Humor

Top 5 Fan Fictions I’d Actually Want To Read

Greg Zimmerman

Staff Writer

Greg Zimmerman blogs about contemporary literary fiction at The New Dork Review of Books and holds down a full-time gig as a trade magazine editor. Follow him on Twitter: @NewDorkReview.

I’m not sure which is more responsible for the popularity of Fifty Shades of Grey: The fact that it’s naughty, or the fact that it started out as Twilight fan fiction. Probably the former. But it’s the latter that actually puts reading those novels only slightly above the male Brazilian wax on my list of “things I might do if I’m really, really bored.”

And but so, especially in light of the spat of successful monster-classics mash-ups, the stigma associated with fan fiction among “serious readers” (ugh!) is at an all-time high. I’d contend, however, that there could actually be much fun to be had with fan fiction. Here are five I’d love to read.

5. The Boy from The Road and Pi from Life of Pi compete in a Hunger Games-like game show/contest in which they must dream up and participate in their own increasingly sophisticated metaphors to describe the soullessness of the world. Their “sponsors,” fictional representatives of the real-life McCarthy and Martel, can only help them in single-syllable utterances. The winner gets to graduate to the Metaphor-Free Zone, and is showered with Stephen King novels. Do you agree to these terms? “Okay,” says The Boy.

4. Speaking of Stephen King, Jake from 11/22/63 goes back in time to the late ’90s, where he becomes the hilariously mismatched house guest of Henry DeTamble and Clare Abshire from The Time Traveler’s Wife. Jake is the square voice of reason, while Henry and Clare go off on their punk-rock-and-booze-fueled several-day benders. But soon, Henry and Jake discover they have more in common than they may have initially suspected, and Jake is able to teach Henry how to control time travel. They decide to use their ability only for pranking, which they develop into a hit reality show.

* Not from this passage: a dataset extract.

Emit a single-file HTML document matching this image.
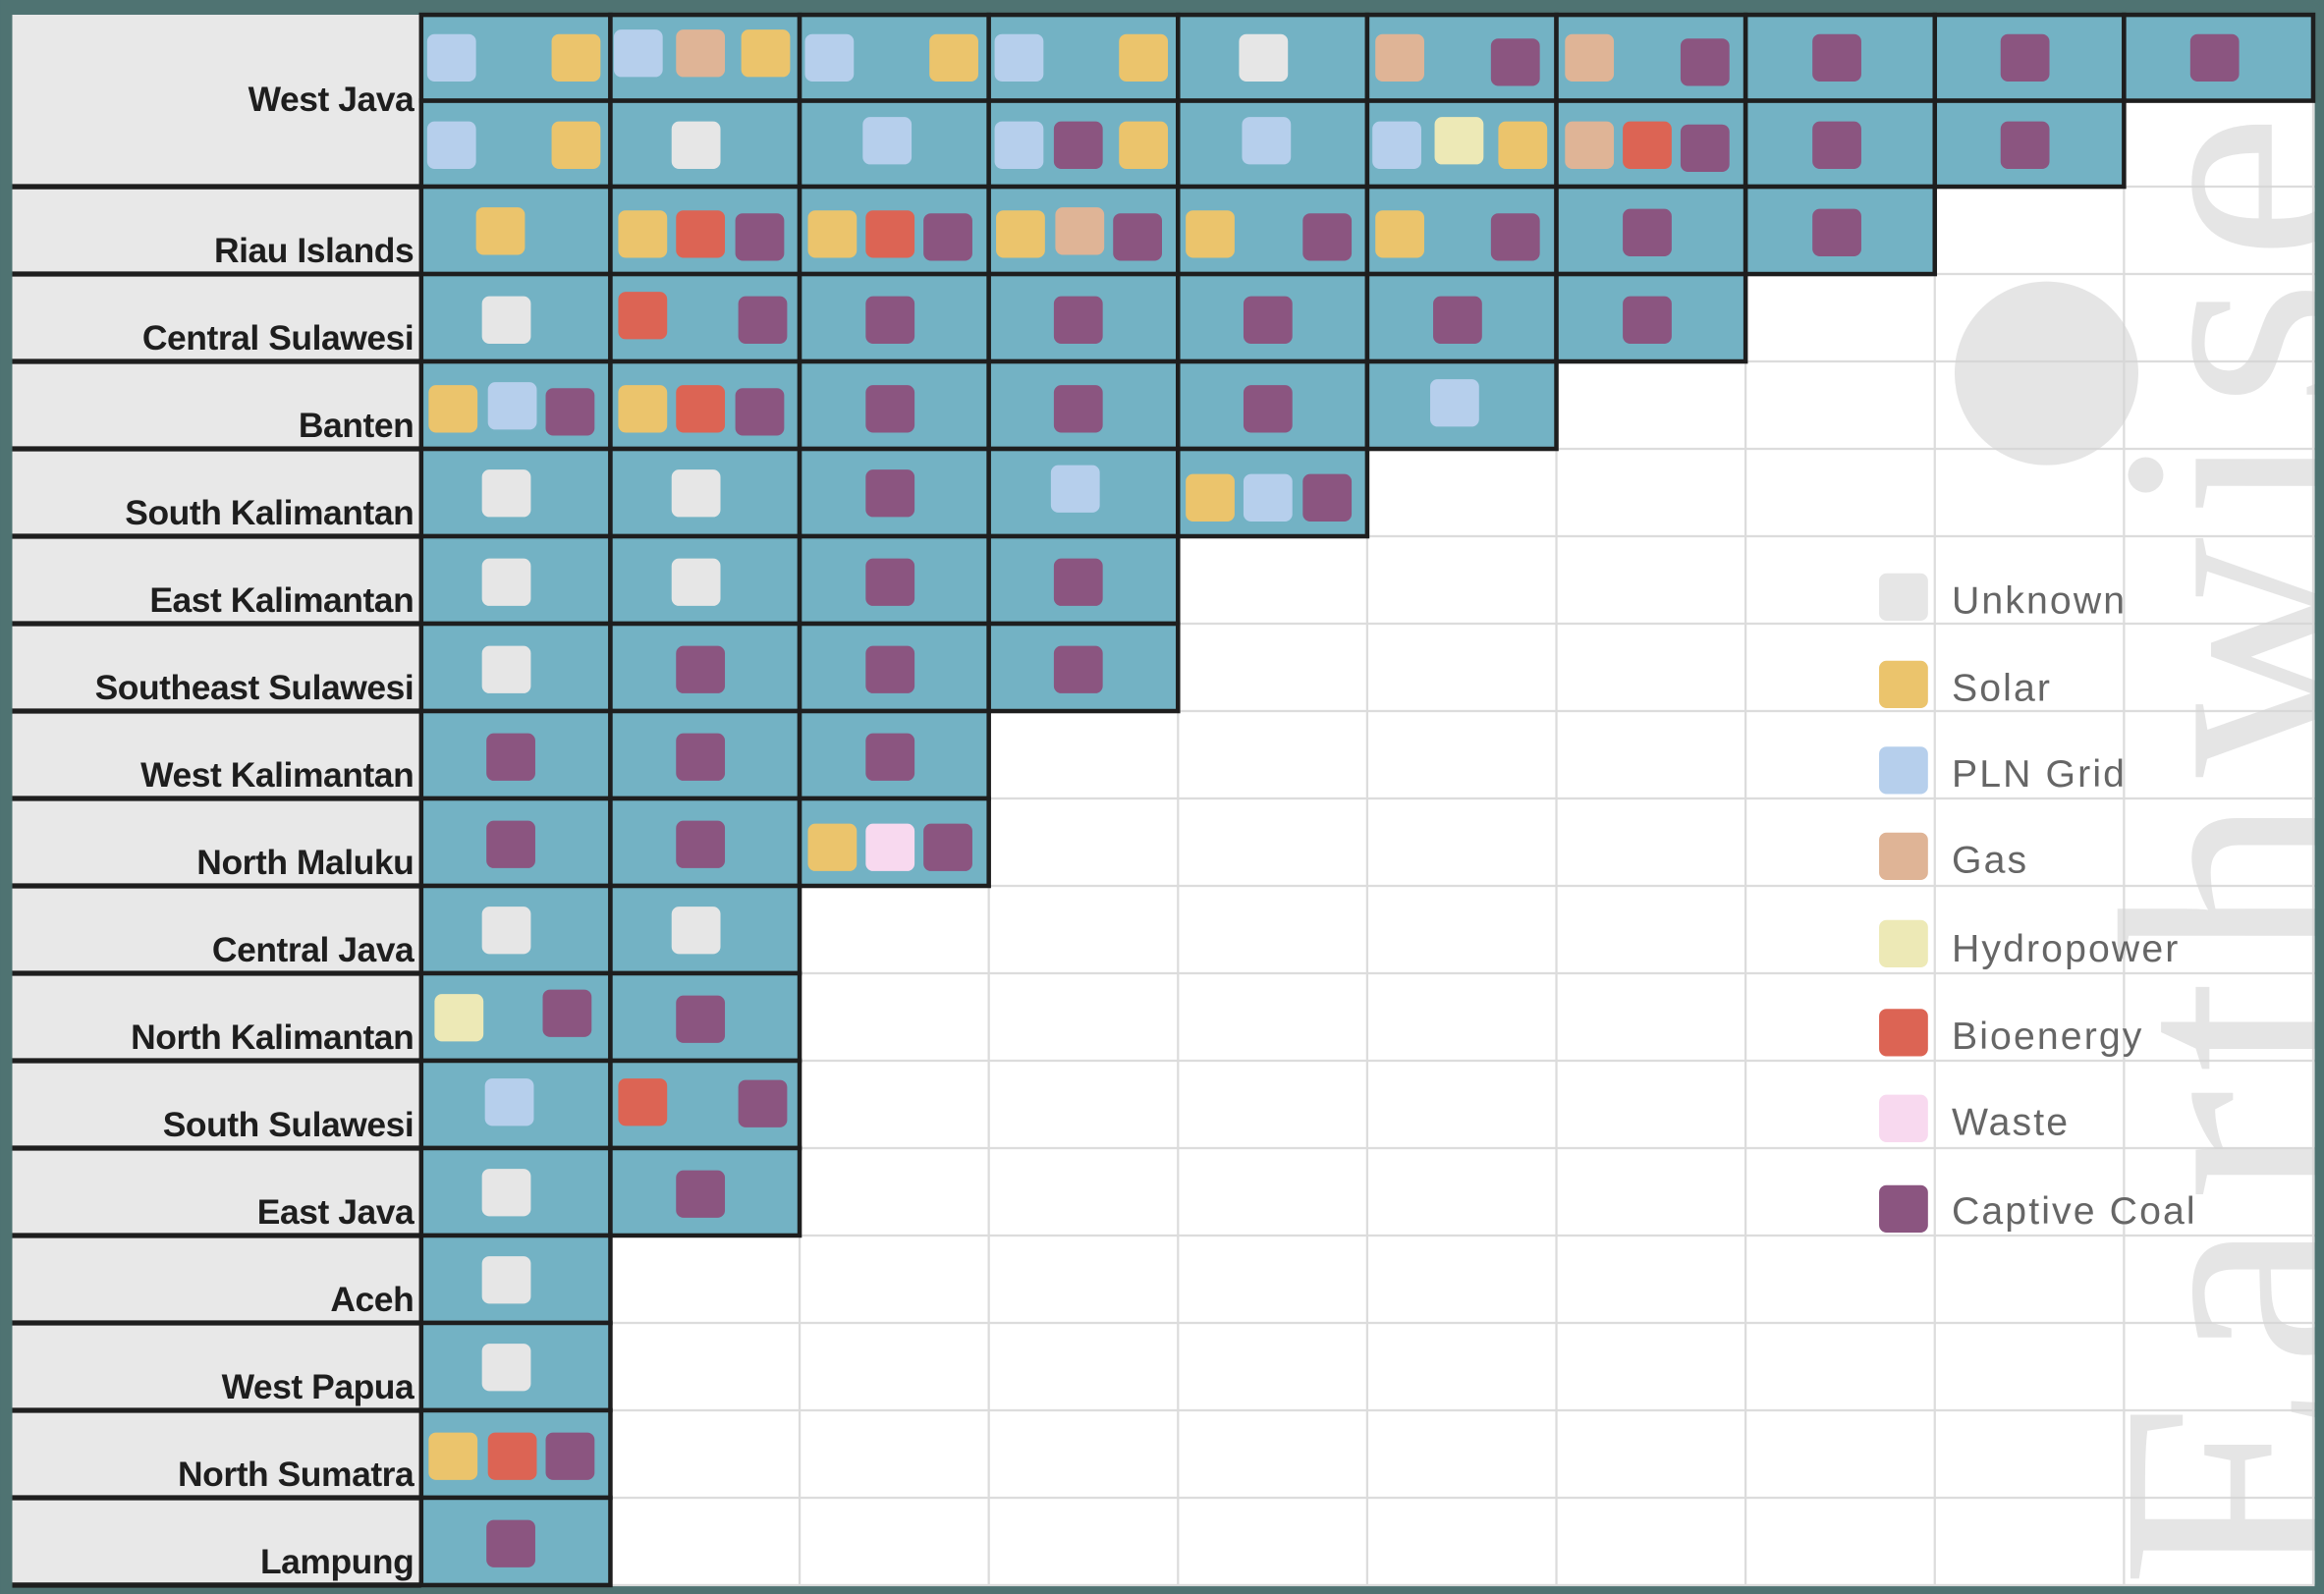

3. Oskar Schell, from Extremely Loud and Incredibly Close, becomes the understudy/apprentice of Owen Meany, of A Prayer for Owen Meany. But they soon realize they disagree vehemently on the nature of predestination vis-á-vis human kind’s ability to change its fate. The book is a Thomas Mann-esque “novel of ideas” with no discernible plot and no conclusion. It’s immediately hailed as the first of a new genre — philo-fan-sophical fiction.

2. Lisbeth Salander is kicking ass again! This time, she has teamed up with Daenerys Targaryen (of A Game of Thrones), the girl with the REAL dragons, to rule the Seven Kingdoms as Sister Queens. But only a year into their reign, evil, incestuously-birthed Joffrey Lannister sends an army to usurp the throne. In the final, intensely violent battle scene, Lisbeth uses her 38″ inch, 8-pound, Valyrian steel-bladed broadsward, with a gold quillion, and an oak scabbard carved with the image of 14 dragons and a pierced eyebrow (Lisbeth’s house’s sigil), to defeat the evil Lannisters.

1. Drug-addled and lonely, Hal Incandenza (of Infinite Jest) meets Skeeter (of The Help) at a modern-day dance club. The sparks are instantaneous — and it’s not long before they’re traveling around in a van, solving mysteries.